**Goal**. Show each line from the listing that includes the word "matplotlib".

::: Data shown :::

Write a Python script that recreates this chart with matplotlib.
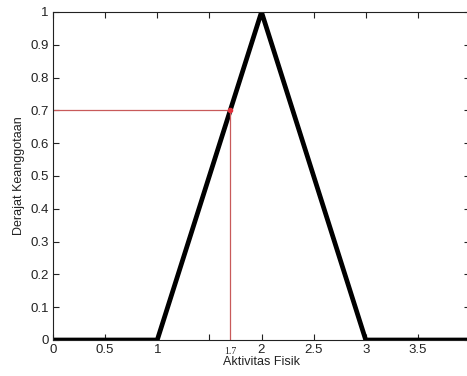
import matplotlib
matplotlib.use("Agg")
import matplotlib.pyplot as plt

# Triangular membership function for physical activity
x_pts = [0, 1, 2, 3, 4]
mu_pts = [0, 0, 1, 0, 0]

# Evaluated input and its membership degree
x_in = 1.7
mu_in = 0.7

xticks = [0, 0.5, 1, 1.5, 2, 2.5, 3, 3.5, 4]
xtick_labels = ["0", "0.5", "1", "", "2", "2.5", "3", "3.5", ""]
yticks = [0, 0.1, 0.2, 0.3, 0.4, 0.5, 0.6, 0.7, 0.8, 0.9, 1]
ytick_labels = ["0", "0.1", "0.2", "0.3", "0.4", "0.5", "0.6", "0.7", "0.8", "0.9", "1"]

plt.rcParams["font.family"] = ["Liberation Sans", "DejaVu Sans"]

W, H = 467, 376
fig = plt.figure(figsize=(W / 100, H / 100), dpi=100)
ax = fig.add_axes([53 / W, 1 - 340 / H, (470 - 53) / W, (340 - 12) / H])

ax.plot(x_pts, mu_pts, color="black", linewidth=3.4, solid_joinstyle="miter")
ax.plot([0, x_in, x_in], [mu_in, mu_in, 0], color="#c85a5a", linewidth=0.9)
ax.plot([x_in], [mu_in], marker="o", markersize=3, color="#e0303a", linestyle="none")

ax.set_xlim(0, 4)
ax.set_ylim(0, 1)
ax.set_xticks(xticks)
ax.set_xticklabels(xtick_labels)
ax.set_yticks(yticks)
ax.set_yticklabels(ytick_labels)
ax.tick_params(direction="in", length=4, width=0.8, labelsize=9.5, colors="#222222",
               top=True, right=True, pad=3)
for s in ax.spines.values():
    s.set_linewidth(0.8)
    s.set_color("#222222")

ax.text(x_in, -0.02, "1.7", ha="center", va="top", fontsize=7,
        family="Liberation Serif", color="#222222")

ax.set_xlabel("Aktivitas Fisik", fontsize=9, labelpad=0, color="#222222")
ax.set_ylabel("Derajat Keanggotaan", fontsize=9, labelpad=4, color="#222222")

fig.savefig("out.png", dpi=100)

:::

**Answer to this problem**.
Write a Python script that recreates this chart with matplotlib.
import matplotlib
matplotlib.use("Agg")
import matplotlib.pyplot as plt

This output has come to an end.